The Kremlin, meanwhile, is not only trying to soften opposition to Matvienko, but has begun openly attacking Yakovlev, whose rating remains two to three times higher than Matvienko’s and who continues to enjoy the support of St. Petersburg’s business circles (Russian agencies, March 15; Delovoi Petersburg, March 17). Last week, Boris Gryzlov, leader of Unity’s faction in the State Duma, met with Yakovlev, after which he accused the incumbent governor of threatening the Kremlin with a low turnout in St. Petersburg for the March 26 presidential election if Putin’s team refused to withdraw its support from Matvienko. Yakovlev categorically denied Gryzlov’s accusation and, in a televised address, called on St. Petersburg residents to go to the polls on March 26 (Russian agencies, March 14; Radio Ekho Moskvy, March 16). The attack on Yakovlev, however, did not cease. The Interior Ministry announced the first results of its investigation into allegations of high-level corruption in the St. Petersburg administration, involving a company which allegedly has ties to Yakovlev.

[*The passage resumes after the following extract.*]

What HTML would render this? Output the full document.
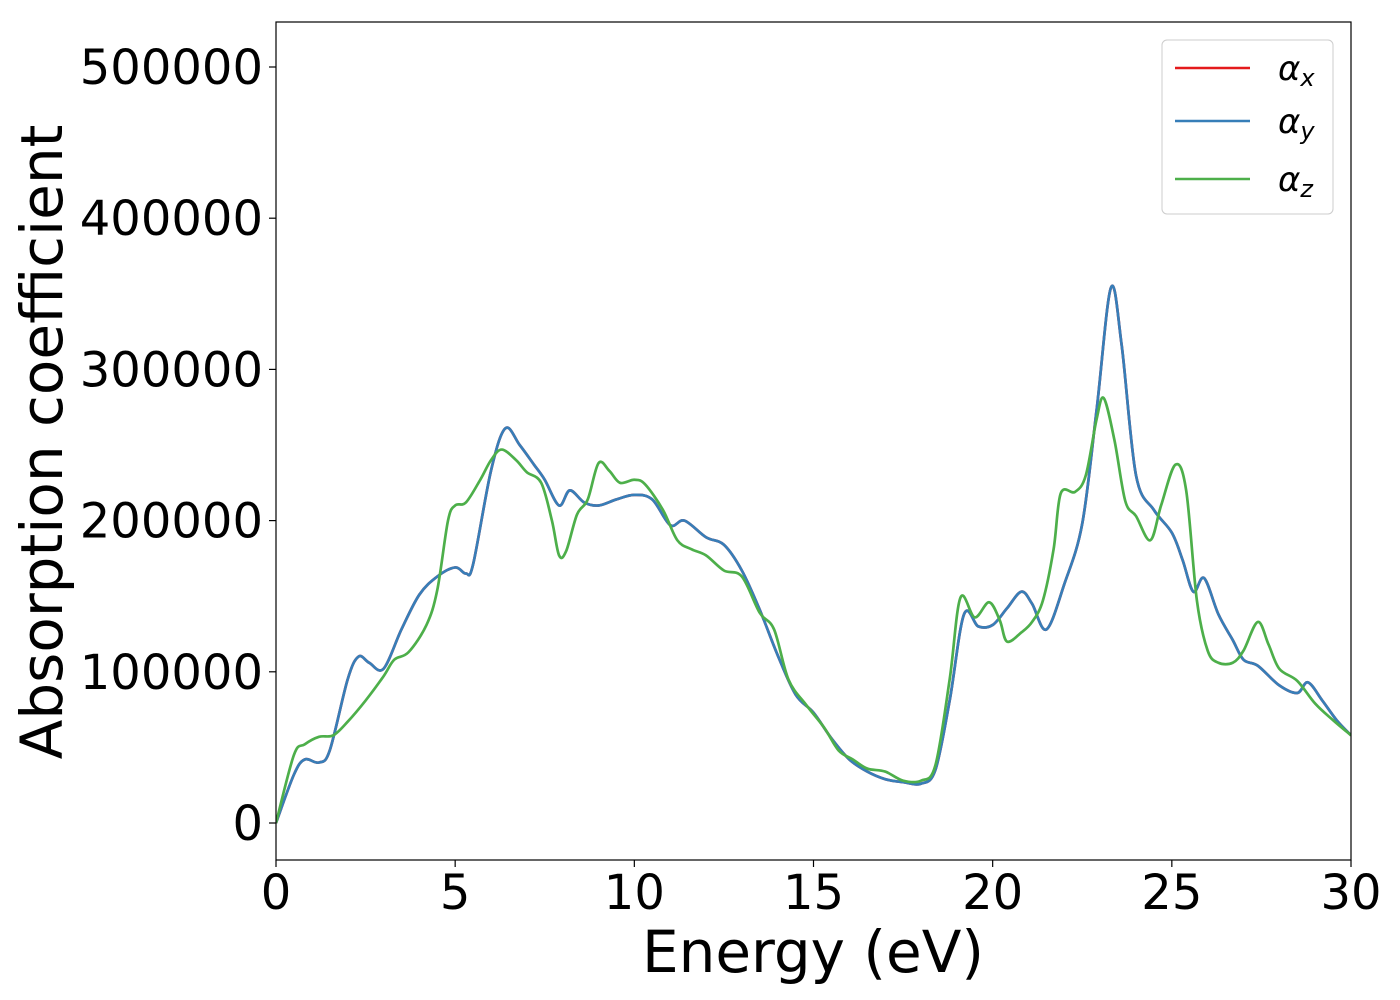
<!DOCTYPE html>
<html><head><meta charset="utf-8">
<style>
html,body{margin:0;padding:0;background:#fff;}
svg{display:block;font-family:"DejaVu Sans","Liberation Sans",sans-serif;}
</style></head>
<body>
<svg id="chart" width="1400" height="1000" viewBox="0 0 1400 1000" xmlns="http://www.w3.org/2000/svg">
  <rect x="276" y="22" width="1075" height="838" fill="#fff" stroke="none"/>
  <g id="series"></g>
  <rect x="276" y="22" width="1075" height="838" fill="none" stroke="#000" stroke-width="1.2"/>
  <g id="xticks"></g>
  <g id="yticks"></g>
  <text x="813" y="972" font-size="58" text-anchor="middle">Energy (eV)</text>
  <text transform="translate(62,442) rotate(-90)" font-size="58" text-anchor="middle">Absorption coefficient</text>
  <g>
    <rect x="1162" y="40" width="171" height="174" rx="5" fill="#fff" fill-opacity="0.8" stroke="#ccc" stroke-width="1"/>
    <line x1="1175" y1="68" x2="1250" y2="68" stroke="#e41a1c" stroke-width="2.5"/>
    <text x="1278" y="80" font-size="34" font-style="italic">α<tspan font-size="24" dy="6">x</tspan></text>
    <line x1="1175" y1="121" x2="1250" y2="121" stroke="#377eb8" stroke-width="2.5"/>
    <text x="1278" y="133" font-size="34" font-style="italic">α<tspan font-size="24" dy="6">y</tspan></text>
    <line x1="1175" y1="179" x2="1250" y2="179" stroke="#4daf4a" stroke-width="2.5"/>
    <text x="1278" y="191" font-size="34" font-style="italic">α<tspan font-size="24" dy="6">z</tspan></text>
  </g>
</svg>
<script>
const xyE = [0,0.5,0.8,1.2,1.5,2.0,2.3,2.6,3.0,3.5,4.0,4.5,5.0,5.3,5.5,6.0,6.4,6.8,7.2,7.5,7.9,8.2,8.6,9.0,9.5,10,10.5,11,11.4,12,12.5,13,13.5,14,14.5,15,15.5,16,16.5,17,17.5,18,18.4,18.8,19.2,19.6,20,20.4,20.8,21.1,21.5,22,22.5,22.9,23.3,23.6,24,24.5,25,25.3,25.6,25.9,26.3,26.7,27,27.4,28,28.5,28.8,29.2,29.6,30];
const alphaX = [0,32000,42000,40000,48000,95000,110000,106000,102000,128000,151000,163000,169000,165000,171000,233000,261000,250000,237000,227000,210000,220000,212000,210000,214000,217000,214000,197000,200000,189000,184000,167000,141000,111000,85000,73000,56000,42000,34000,29000,27000,26000,35000,81000,138000,130000,131000,142000,153000,145000,128000,158000,198000,273000,354000,316000,230000,207000,192000,174000,153000,162000,138000,121000,108000,104000,91000,86000,93000,81000,68000,58000];
const alphaY = alphaX.slice();
const zE = [0,0.5,0.8,1.2,1.6,2.0,2.5,3.0,3.3,3.7,4.2,4.5,4.8,5.0,5.3,5.7,6.0,6.3,6.7,7.0,7.4,7.7,7.9,8.1,8.4,8.7,9.0,9.3,9.6,10,10.3,10.8,11.2,11.6,12,12.5,13,13.5,13.9,14.3,14.8,15.3,15.7,16.1,16.5,17,17.5,18,18.4,18.8,19.1,19.5,19.9,20.2,20.4,20.8,21.1,21.4,21.7,21.9,22.3,22.6,22.9,23.1,23.4,23.7,24,24.4,24.7,25.1,25.4,25.7,26,26.3,26.7,27.0,27.4,27.7,28,28.5,29,29.5,30];
const alphaZ = [0,45000,52000,57000,58000,67000,81000,97000,108000,113000,131000,154000,200000,210000,212000,227000,240000,247000,240000,232000,225000,200000,177000,180000,204000,214000,238000,233000,225000,227000,224000,207000,187000,181000,177000,167000,163000,139000,128000,95000,78000,63000,48000,42000,36000,34000,28000,28000,38000,95000,149000,136000,146000,134000,120000,126000,133000,147000,181000,218000,219000,230000,267000,281000,253000,213000,203000,187000,210000,237000,220000,147000,114000,106000,106000,114000,133000,118000,102000,94000,79000,68000,58000];
const xTicks = [0,5,10,15,20,25,30];
const yTicks = [0,100000,200000,300000,400000,500000];

const NS = "http://www.w3.org/2000/svg";
const X0 = 276, X1 = 1351, XMIN = 0, XMAX = 30;
const Y0PX = 823, YPER = 151.2/100000;
function xs(v){ return X0 + (v - XMIN) / (XMAX - XMIN) * (X1 - X0); }
function ys(v){ return Y0PX - v * YPER; }

function pathFor(E, V){
  const p = E.map((e,i)=>[xs(e), ys(V[i])]);
  let d = "M" + p[0][0].toFixed(2) + "," + p[0][1].toFixed(2);
  for (let i=0;i<p.length-1;i++){
    const a = p[Math.max(i-1,0)], b = p[i], c = p[i+1], n = p[Math.min(i+2,p.length-1)];
    const t = 1/6;
    const c1 = [b[0]+(c[0]-a[0])*t, b[1]+(c[1]-a[1])*t];
    const c2 = [c[0]-(n[0]-b[0])*t, c[1]-(n[1]-b[1])*t];
    d += " C"+c1[0].toFixed(2)+","+c1[1].toFixed(2)+" "+c2[0].toFixed(2)+","+c2[1].toFixed(2)+" "+c[0].toFixed(2)+","+c[1].toFixed(2);
  }
  return d;
}

const sg = document.getElementById("series");
const defs = document.createElementNS(NS,"clipPath");
defs.setAttribute("id","clip");
const cr = document.createElementNS(NS,"rect");
cr.setAttribute("x",X0); cr.setAttribute("y",22); cr.setAttribute("width",X1-X0); cr.setAttribute("height",838);
defs.appendChild(cr); sg.appendChild(defs);
sg.setAttribute("clip-path","url(#clip)");

function addLine(E, V, color, name){
  const el = document.createElementNS(NS,"path");
  el.setAttribute("d", pathFor(E,V));
  el.setAttribute("fill","none");
  el.setAttribute("stroke",color);
  el.setAttribute("stroke-width","2.7");
  el.setAttribute("stroke-linejoin","round");
  
  
  sg.appendChild(el);
}
addLine(xyE, alphaX, "#e41a1c", "line-alpha-x");
addLine(xyE, alphaY, "#377eb8", "line-alpha-y");
addLine(zE, alphaZ, "#4daf4a", "line-alpha-z");

const xg = document.getElementById("xticks");
xTicks.forEach(t=>{
  const l = document.createElementNS(NS,"line");
  l.setAttribute("x1",xs(t)); l.setAttribute("x2",xs(t));
  l.setAttribute("y1",860); l.setAttribute("y2",867);
  l.setAttribute("stroke","#000"); l.setAttribute("stroke-width","1.2");
  
  
  xg.appendChild(l);
  const tx = document.createElementNS(NS,"text");
  tx.setAttribute("x",xs(t)); tx.setAttribute("y",909);
  tx.setAttribute("font-size","48"); tx.setAttribute("text-anchor","middle");
  tx.textContent = t;
  
  
  xg.appendChild(tx);
});
const yg = document.getElementById("yticks");
yTicks.forEach(t=>{
  const l = document.createElementNS(NS,"line");
  l.setAttribute("x1",269); l.setAttribute("x2",276);
  l.setAttribute("y1",ys(t)); l.setAttribute("y2",ys(t));
  l.setAttribute("stroke","#000"); l.setAttribute("stroke-width","1.2");
  
  
  yg.appendChild(l);
  const tx = document.createElementNS(NS,"text");
  tx.setAttribute("x",263); tx.setAttribute("y",ys(t)+17);
  tx.setAttribute("font-size","48"); tx.setAttribute("text-anchor","end");
  tx.textContent = t;
  
  
  yg.appendChild(tx);
});
</script>
</body></html>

Yakovlev is one of Russia’s more influential regional leaders, who has been one of the heads of Fatherland-All Russia, and other regional leaders cannot be happy about the campaign against him, seeing it as an object lesson on what might happen to them. Thus some of them have come to Yakovlev’s defense. Belgorod Oblast Governor Yevgeny Savchenko, for example, last week openly declared his support for the St. Petersburg governor (Russian agencies, March 14). Regional leaders in Karelia have also publicly defended Yakovlev.

There are no guarantees that the Kremlin’s plans for St. Petersburg will be successful. Moscow-based public relations experts have a poor record in getting their candidates elected in regions where the candidates are opposed by the regional authorities, even if those candidates are backed by the Kremlin. This raises the prospects for “neutral” candidates not directly involved in the conflict. An example of this is what happened in Moscow Oblast, where State Duma Speaker Gennady Seleznev lost the governor’s race to State Duma Deputy Boris Gromov, even though Putin openly backed Seleznev. However, if Matvienko were to lose in St. Petersburg, it would be Putin’s first major loss as an elected president. The Kremlin is therefore likely to go to great lengths to make sure she wins.